Как и все монастырские кладбища, оно представляло собой четырехугольную площадку, окруженную арками, покоившимися на колоннах: они замыкали поросший травою участок земли, покрытый могильными холмиками; одни могилы возвышались над землею больше, другие – меньше, ибо в зависимости от того, сколько прошло времени, одни осели больше, другие – меньше. Здесь особенно ясно ощущался ход времени, которое все безжалостно уравнивает, чья поступь мало-помалу стирает с лица земли и дворцы живых, и гробницы мертвых. Роже медленно приблизился к недавно выросшей могиле, где лежал камень: на нем еще даже не успели высечь имя покойной. Однако ошибки быть не могло, очевидно, могила эта появилась в тот самый день, когда, как сказали шевалье, тело Констанс было предано земле. Он опустился на колени перед надгробным камнем и стал молиться.

Началось его последнее и самое трудное испытание, и продолжалось оно до тех пор, пока барон и настоятельница не пришли за юношей. Он уже попрощался с церковью, где молилась Констанс, с комнатой, где она жила, с могилой, где ей предстояло вечно покоиться, и больше ничто не удерживало его в Шиноне; вот почему Роже, как ребенок, позволил увести себя, он машинально попрощался с тетушкой и сел в двуколку, в которой приехал его отец, не только не оказав никакого сопротивления, но даже не произнеся ни слова. На этот раз ехали гораздо быстрее, чем в прошлый: барон, направляясь в монастырь, трижды менял в пути лошадей – в Лоше, Сент-Море и на острове Бушар, а посему им нигде не пришлось ожидать; на каждой подставе в повозку впрягали свежую лошадь, так что назавтра в полдень они уже были в Ангилеме.

Всю дорогу Роже пребывал в глубокой апатии – он не плакал, не вздыхал, никак не выражал своих чувств; только при виде матери бедный юноша дал волю слезам; однако встряска была слишком сильна: в тот же вечер у него открылась горячка, и он тяжело занемог.
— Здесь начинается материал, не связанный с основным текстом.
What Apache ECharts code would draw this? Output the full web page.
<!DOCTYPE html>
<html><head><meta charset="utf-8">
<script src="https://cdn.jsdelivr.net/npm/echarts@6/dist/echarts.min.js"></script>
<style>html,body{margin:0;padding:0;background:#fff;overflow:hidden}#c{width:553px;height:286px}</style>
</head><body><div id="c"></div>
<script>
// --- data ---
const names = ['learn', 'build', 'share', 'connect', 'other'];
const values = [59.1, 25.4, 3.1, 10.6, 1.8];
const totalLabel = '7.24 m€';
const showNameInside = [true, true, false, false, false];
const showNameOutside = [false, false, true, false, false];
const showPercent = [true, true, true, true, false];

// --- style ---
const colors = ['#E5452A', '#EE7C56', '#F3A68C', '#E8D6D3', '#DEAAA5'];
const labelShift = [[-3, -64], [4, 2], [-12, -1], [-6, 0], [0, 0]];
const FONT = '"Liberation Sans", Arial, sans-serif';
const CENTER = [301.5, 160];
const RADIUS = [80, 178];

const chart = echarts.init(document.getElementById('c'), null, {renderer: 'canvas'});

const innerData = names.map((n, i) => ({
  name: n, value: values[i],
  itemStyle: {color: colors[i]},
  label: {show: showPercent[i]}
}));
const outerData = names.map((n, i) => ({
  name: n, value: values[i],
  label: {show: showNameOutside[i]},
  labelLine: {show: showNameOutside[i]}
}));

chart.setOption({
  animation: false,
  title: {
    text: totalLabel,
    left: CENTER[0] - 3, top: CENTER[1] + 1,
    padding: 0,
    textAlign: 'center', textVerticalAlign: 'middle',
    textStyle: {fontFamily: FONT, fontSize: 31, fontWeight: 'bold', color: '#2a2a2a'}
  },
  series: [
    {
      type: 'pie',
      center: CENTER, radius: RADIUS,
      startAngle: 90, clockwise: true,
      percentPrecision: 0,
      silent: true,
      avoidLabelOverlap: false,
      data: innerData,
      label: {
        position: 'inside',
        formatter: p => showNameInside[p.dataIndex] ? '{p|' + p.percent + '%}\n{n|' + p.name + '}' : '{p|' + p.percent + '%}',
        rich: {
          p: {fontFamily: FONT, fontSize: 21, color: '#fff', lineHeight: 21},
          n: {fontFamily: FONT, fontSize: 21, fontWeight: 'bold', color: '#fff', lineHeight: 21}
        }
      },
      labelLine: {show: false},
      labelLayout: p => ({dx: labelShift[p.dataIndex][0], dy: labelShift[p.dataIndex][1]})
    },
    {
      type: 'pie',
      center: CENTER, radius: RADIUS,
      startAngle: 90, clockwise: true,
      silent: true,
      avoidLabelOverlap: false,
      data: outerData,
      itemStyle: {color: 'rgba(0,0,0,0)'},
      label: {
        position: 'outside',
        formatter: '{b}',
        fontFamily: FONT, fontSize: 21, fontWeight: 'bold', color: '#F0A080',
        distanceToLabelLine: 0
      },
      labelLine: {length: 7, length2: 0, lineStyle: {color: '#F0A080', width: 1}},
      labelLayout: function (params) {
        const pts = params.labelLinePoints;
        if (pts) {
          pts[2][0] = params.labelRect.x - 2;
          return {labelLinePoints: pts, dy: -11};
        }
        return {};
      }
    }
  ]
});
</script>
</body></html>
Вот тогда-то со всей силой и проявилась та самоотверженная материнская любовь баронессы, какую она уже и прежде не раз выказывала. За время болезни сына она ни на минуту не отходила от его изголовья, днем оберегала его покой, ночью бодрствовала возле него и все время говорила с ним о Констанс; баронесса молилась и плакала вместе с сыном, ее душа как бы сливалась с его душою, мать разделяла все его чувства, угадывала все желания, она совсем отказалась от собственной воли и всецело жила жизнью Роже. Порою, думая, что он спит, она глядела на него с невыразимой нежностью, и, когда юноша замечал это, ему казалось, что к ее нежности примешивались печаль и угрызения совести. Раз двадцать он порывался спросить у матери, чем объясняется странное выражение, которое он читал в ее глазах, но у него не достало сил проявить столь понятное любопытство. Да и все происходившее вокруг теперь не занимало его: Констанс уже не было на свете!

Болезнь шевалье затянулась; она незаметно перешла в глубокую меланхолию, еще более опасную, нежели самый недуг, коему она пришла на смену, ибо Роже находил смутную радость в самой этой меланхолии; он покорно выполнял все, что предписывали врачи, чтобы исцелить его от телесного недуга, но ничего не хотел делать для того, чтобы исцелиться от недуга душевного. Напрасно отец предлагал ему прокатиться верхом, пойти на охоту, немного пофехтовать. Все физические упражнения, к которым Роже прежде выказывал страстный интерес, теперь только утомляли его, внушали ему почти отвращение. Одно только не претило ему – умственные занятия, и в один прекрасный день – к величайшему изумлению отца и матери – юноша объявил о своем желании вернуться в Амбуаз, в коллеж отцов иезуитов.